▶
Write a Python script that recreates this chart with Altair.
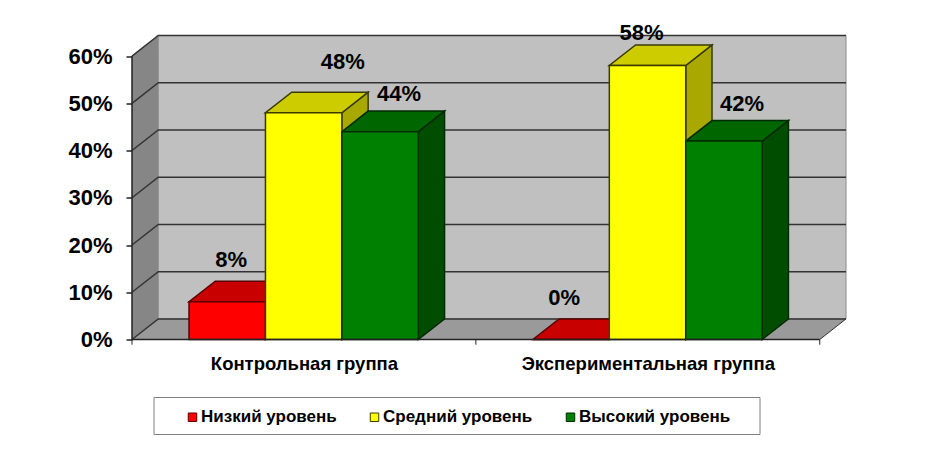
import altair as alt
import pandas as pd

groups = ["Контрольная группа", "Экспериментальная группа"]
levels = ["Низкий уровень", "Средний уровень", "Высокий уровень"]
low = [8, 0]
mid = [48, 58]
high = [44, 42]
y_ticks = [0, 10, 20, 30, 40, 50, 60]

front_colors = ["#FF0000", "#FFFF00", "#008000"]
top_colors = ["#C80000", "#CCCC00", "#006600"]
side_colors = ["#990000", "#A8A800", "#004D00"]
edge_colors = ["#5A0000", "#3A3A00", "#002A00"]

FONT = "Liberation Sans"
W, H = 714, 304
DX = 26.25 / 343.75   # depth of the pseudo-3D box, in group widths
DY = 4.35             # depth of the pseudo-3D box, in percent
GAP = 57 / 343.75
BAR = 76.4 / 343.75
XMAX = 2 + DX
YMAX = 60 + DY

series = [low, mid, high]
fronts, tops, sides = [], [], []
for g, name in enumerate(groups):
    for s, lev in enumerate(levels):
        v = series[s][g]
        x0 = g + GAP + s * BAR
        x1 = x0 + BAR
        key = f"{g}-{s}"
        fronts.append(dict(key=key, level=lev, x=x0, x2=x1, y=0, y2=v))
        for px, a, b in [(x0, v, v), (x0 + DX, v, v + DY), (x1, v, v + DY), (x1 + DX, v + DY, v + DY)]:
            tops.append(dict(key=key, level=lev, x=px, y=a, y2=b))
        for px, a, b in [(x1, 0, v), (x1 + DX, DY, v + DY)]:
            sides.append(dict(key=key, level=lev, x=px, y=a, y2=b))

fronts, tops, sides = map(pd.DataFrame, (fronts, tops, sides))

# label nudges relative to the bar centre, in pixels
nudge_x = [[4, 39, 19], [-7, -6, 18]]
nudge_y = [[42, 51, 38], [41, 32, 37]]
labs = []
for g in range(2):
    for s in range(3):
        v = series[s][g]
        labs.append(dict(
            x=g + GAP + (s + 0.5) * BAR + nudge_x[g][s] / 343.75,
            y=v + nudge_y[g][s] * 60 / 283,
            t=f"{v}%"))
labs = pd.DataFrame(labs)

xs = alt.Scale(domain=[0, XMAX], nice=False, zero=False)
ys = alt.Scale(domain=[0, YMAX], nice=False, zero=False)
x_axis = alt.Axis(
    values=[0.5, 1.5], domain=False, ticks=False, grid=False, labelPadding=24,
    labelExpr=f"datum.value < 1 ? '{groups[0]}' : '{groups[1]}'",
    labelFont=FONT, labelFontWeight="bold", labelFontSize=18.5, labelColor="#000",
    labelBaseline="middle", labelLimit=400, title=None)
y_axis = alt.Axis(
    values=y_ticks, domain=False, grid=False, tickSize=6, tickColor="#222", tickWidth=1.5,
    labelPadding=14, labelExpr="datum.value + '%'",
    labelFont=FONT, labelFontWeight="bold", labelFontSize=22, labelColor="#000", title=None)
X = alt.X("x:Q", scale=xs, axis=x_axis)
Y = alt.Y("y:Q", scale=ys, axis=y_axis, stack=None)

wall = alt.Chart(pd.DataFrame({"x": [DX], "x2": [XMAX], "y": [DY], "y2": [YMAX]})).mark_rect(
    color="#C0C0C0", stroke="#8a8a8a", strokeWidth=1).encode(X, x2="x2:Q", y=Y, y2="y2:Q")

left_wall = alt.Chart(pd.DataFrame({"x": [0, DX], "y": [0, DY], "y2": [60, YMAX]})).mark_area(
    color="#868686").encode(X, Y, y2="y2:Q")

floor = alt.Chart(pd.DataFrame({
    "x": [0, DX, 2, XMAX], "y": [0, 0, 0, DY], "y2": [0, DY, DY, DY]})).mark_area(
    color="#9A9A9A").encode(X, Y, y2="y2:Q")

grid_rows = []
for v in y_ticks:
    for px, py in [(0, v), (DX, v + DY), (XMAX, v + DY)]:
        grid_rows.append(dict(tick=v, x=px, y=py))
grid = alt.Chart(pd.DataFrame(grid_rows)).mark_line(color="#333333", strokeWidth=1.5).encode(
    X, Y, detail="tick:N")

right_diag = alt.Chart(pd.DataFrame({"x": [2, XMAX], "y": [0, DY]})).mark_line(
    color="#333333", strokeWidth=1).encode(X, Y)

axis_h = alt.Chart(pd.DataFrame({"x": [0], "x2": [2], "y": [0]})).mark_rule(
    color="#222222", strokeWidth=1.5).encode(X, x2="x2:Q", y=Y)
axis_v = alt.Chart(pd.DataFrame({"x": [0], "y": [0], "y2": [60]})).mark_rule(
    color="#222222", strokeWidth=1.5).encode(X, Y, y2="y2:Q")
x_ticks = alt.Chart(pd.DataFrame({"x": [0, 1, 2], "y": [0, 0, 0], "y2": [-1.1, -1.1, -1.1]})).mark_rule(
    color="#222222", strokeWidth=1, clip=False).encode(X, Y, y2="y2:Q")

lev_enc = alt.Scale(domain=levels, range=edge_colors)
side_layer = alt.Chart(sides).mark_area(strokeWidth=1.5).encode(
    X, Y, y2="y2:Q", detail="key:N",
    fill=alt.Fill("level:N", scale=alt.Scale(domain=levels, range=side_colors), legend=None),
    stroke=alt.Stroke("level:N", scale=lev_enc, legend=None))
top_layer = alt.Chart(tops).mark_area(strokeWidth=1.5).encode(
    X, Y, y2="y2:Q", detail="key:N",
    fill=alt.Fill("level:N", scale=alt.Scale(domain=levels, range=top_colors), legend=None),
    stroke=alt.Stroke("level:N", scale=lev_enc, legend=None))
front_layer = alt.Chart(fronts).mark_rect(strokeWidth=1.5).encode(
    X, x2="x2:Q", y=Y, y2="y2:Q",
    fill=alt.Fill("level:N", scale=alt.Scale(domain=levels, range=front_colors), legend=alt.Legend(
        orient="none", legendX=52, legendY=373, direction="horizontal", columns=3, title=None,
        symbolType="square", symbolSize=72, symbolStrokeWidth=1, symbolStrokeColor="#222",
        labelFont=FONT, labelFontSize=17, labelFontWeight="bold", labelColor="#000",
        labelOffset=0, columnPadding=29, labelLimit=300, padding=0)),
    stroke=alt.Stroke("level:N", scale=lev_enc, legend=None))

labels = alt.Chart(labs).mark_text(
    font=FONT, fontWeight="bold", fontSize=22, color="#000", baseline="middle", clip=False).encode(
    X, Y, text="t:N")

legend_box = alt.Chart(pd.DataFrame({"x": [0]})).mark_rect(
    fill="#FFFFFF", stroke="#808080", strokeWidth=1, clip=False).encode(
    x=alt.value(22), x2=alt.value(628), y=alt.value(362), y2=alt.value(399))

chart = alt.layer(
    legend_box, wall, left_wall, floor, grid, right_diag,
    side_layer, top_layer, front_layer, axis_h, axis_v, x_ticks, labels,
).resolve_scale(fill="independent", stroke="independent").properties(
    width=W, height=H,
    padding={"left": 124, "top": 27.5, "right": 60, "bottom": 100},
    autosize=alt.AutoSizeParams(type="none"),
    background="#FFFFFF",
).configure_view(stroke=None)

chart.save("out.html", embed_options={"renderer": "svg", "actions": False})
◀
* Prompt *
Set every line down exactly as written, leaving each picture out.

* Final answer *
Write a Python script that recreates this chart with Altair.
import altair as alt
import pandas as pd

groups = ["Контрольная группа", "Экспериментальная группа"]
levels = ["Низкий уровень", "Средний уровень", "Высокий уровень"]
low = [8, 0]
mid = [48, 58]
high = [44, 42]
y_ticks = [0, 10, 20, 30, 40, 50, 60]

front_colors = ["#FF0000", "#FFFF00", "#008000"]
top_colors = ["#C80000", "#CCCC00", "#006600"]
side_colors = ["#990000", "#A8A800", "#004D00"]
edge_colors = ["#5A0000", "#3A3A00", "#002A00"]

FONT = "Liberation Sans"
W, H = 714, 304
DX = 26.25 / 343.75   # depth of the pseudo-3D box, in group widths
DY = 4.35             # depth of the pseudo-3D box, in percent
GAP = 57 / 343.75
BAR = 76.4 / 343.75
XMAX = 2 + DX
YMAX = 60 + DY

series = [low, mid, high]
fronts, tops, sides = [], [], []
for g, name in enumerate(groups):
    for s, lev in enumerate(levels):
        v = series[s][g]
        x0 = g + GAP + s * BAR
        x1 = x0 + BAR
        key = f"{g}-{s}"
        fronts.append(dict(key=key, level=lev, x=x0, x2=x1, y=0, y2=v))
        for px, a, b in [(x0, v, v), (x0 + DX, v, v + DY), (x1, v, v + DY), (x1 + DX, v + DY, v + DY)]:
            tops.append(dict(key=key, level=lev, x=px, y=a, y2=b))
        for px, a, b in [(x1, 0, v), (x1 + DX, DY, v + DY)]:
            sides.append(dict(key=key, level=lev, x=px, y=a, y2=b))

fronts, tops, sides = map(pd.DataFrame, (fronts, tops, sides))

# label nudges relative to the bar centre, in pixels
nudge_x = [[4, 39, 19], [-7, -6, 18]]
nudge_y = [[42, 51, 38], [41, 32, 37]]
labs = []
for g in range(2):
    for s in range(3):
        v = series[s][g]
        labs.append(dict(
            x=g + GAP + (s + 0.5) * BAR + nudge_x[g][s] / 343.75,
            y=v + nudge_y[g][s] * 60 / 283,
            t=f"{v}%"))
labs = pd.DataFrame(labs)

xs = alt.Scale(domain=[0, XMAX], nice=False, zero=False)
ys = alt.Scale(domain=[0, YMAX], nice=False, zero=False)
x_axis = alt.Axis(
    values=[0.5, 1.5], domain=False, ticks=False, grid=False, labelPadding=24,
    labelExpr=f"datum.value < 1 ? '{groups[0]}' : '{groups[1]}'",
    labelFont=FONT, labelFontWeight="bold", labelFontSize=18.5, labelColor="#000",
    labelBaseline="middle", labelLimit=400, title=None)
y_axis = alt.Axis(
    values=y_ticks, domain=False, grid=False, tickSize=6, tickColor="#222", tickWidth=1.5,
    labelPadding=14, labelExpr="datum.value + '%'",
    labelFont=FONT, labelFontWeight="bold", labelFontSize=22, labelColor="#000", title=None)
X = alt.X("x:Q", scale=xs, axis=x_axis)
Y = alt.Y("y:Q", scale=ys, axis=y_axis, stack=None)

wall = alt.Chart(pd.DataFrame({"x": [DX], "x2": [XMAX], "y": [DY], "y2": [YMAX]})).mark_rect(
    color="#C0C0C0", stroke="#8a8a8a", strokeWidth=1).encode(X, x2="x2:Q", y=Y, y2="y2:Q")

left_wall = alt.Chart(pd.DataFrame({"x": [0, DX], "y": [0, DY], "y2": [60, YMAX]})).mark_area(
    color="#868686").encode(X, Y, y2="y2:Q")

floor = alt.Chart(pd.DataFrame({
    "x": [0, DX, 2, XMAX], "y": [0, 0, 0, DY], "y2": [0, DY, DY, DY]})).mark_area(
    color="#9A9A9A").encode(X, Y, y2="y2:Q")

grid_rows = []
for v in y_ticks:
    for px, py in [(0, v), (DX, v + DY), (XMAX, v + DY)]:
        grid_rows.append(dict(tick=v, x=px, y=py))
grid = alt.Chart(pd.DataFrame(grid_rows)).mark_line(color="#333333", strokeWidth=1.5).encode(
    X, Y, detail="tick:N")

right_diag = alt.Chart(pd.DataFrame({"x": [2, XMAX], "y": [0, DY]})).mark_line(
    color="#333333", strokeWidth=1).encode(X, Y)

axis_h = alt.Chart(pd.DataFrame({"x": [0], "x2": [2], "y": [0]})).mark_rule(
    color="#222222", strokeWidth=1.5).encode(X, x2="x2:Q", y=Y)
axis_v = alt.Chart(pd.DataFrame({"x": [0], "y": [0], "y2": [60]})).mark_rule(
    color="#222222", strokeWidth=1.5).encode(X, Y, y2="y2:Q")
x_ticks = alt.Chart(pd.DataFrame({"x": [0, 1, 2], "y": [0, 0, 0], "y2": [-1.1, -1.1, -1.1]})).mark_rule(
    color="#222222", strokeWidth=1, clip=False).encode(X, Y, y2="y2:Q")

lev_enc = alt.Scale(domain=levels, range=edge_colors)
side_layer = alt.Chart(sides).mark_area(strokeWidth=1.5).encode(
    X, Y, y2="y2:Q", detail="key:N",
    fill=alt.Fill("level:N", scale=alt.Scale(domain=levels, range=side_colors), legend=None),
    stroke=alt.Stroke("level:N", scale=lev_enc, legend=None))
top_layer = alt.Chart(tops).mark_area(strokeWidth=1.5).encode(
    X, Y, y2="y2:Q", detail="key:N",
    fill=alt.Fill("level:N", scale=alt.Scale(domain=levels, range=top_colors), legend=None),
    stroke=alt.Stroke("level:N", scale=lev_enc, legend=None))
front_layer = alt.Chart(fronts).mark_rect(strokeWidth=1.5).encode(
    X, x2="x2:Q", y=Y, y2="y2:Q",
    fill=alt.Fill("level:N", scale=alt.Scale(domain=levels, range=front_colors), legend=alt.Legend(
        orient="none", legendX=52, legendY=373, direction="horizontal", columns=3, title=None,
        symbolType="square", symbolSize=72, symbolStrokeWidth=1, symbolStrokeColor="#222",
        labelFont=FONT, labelFontSize=17, labelFontWeight="bold", labelColor="#000",
        labelOffset=0, columnPadding=29, labelLimit=300, padding=0)),
    stroke=alt.Stroke("level:N", scale=lev_enc, legend=None))

labels = alt.Chart(labs).mark_text(
    font=FONT, fontWeight="bold", fontSize=22, color="#000", baseline="middle", clip=False).encode(
    X, Y, text="t:N")

legend_box = alt.Chart(pd.DataFrame({"x": [0]})).mark_rect(
    fill="#FFFFFF", stroke="#808080", strokeWidth=1, clip=False).encode(
    x=alt.value(22), x2=alt.value(628), y=alt.value(362), y2=alt.value(399))

chart = alt.layer(
    legend_box, wall, left_wall, floor, grid, right_diag,
    side_layer, top_layer, front_layer, axis_h, axis_v, x_ticks, labels,
).resolve_scale(fill="independent", stroke="independent").properties(
    width=W, height=H,
    padding={"left": 124, "top": 27.5, "right": 60, "bottom": 100},
    autosize=alt.AutoSizeParams(type="none"),
    background="#FFFFFF",
).configure_view(stroke=None)

chart.save("out.html", embed_options={"renderer": "svg", "actions": False})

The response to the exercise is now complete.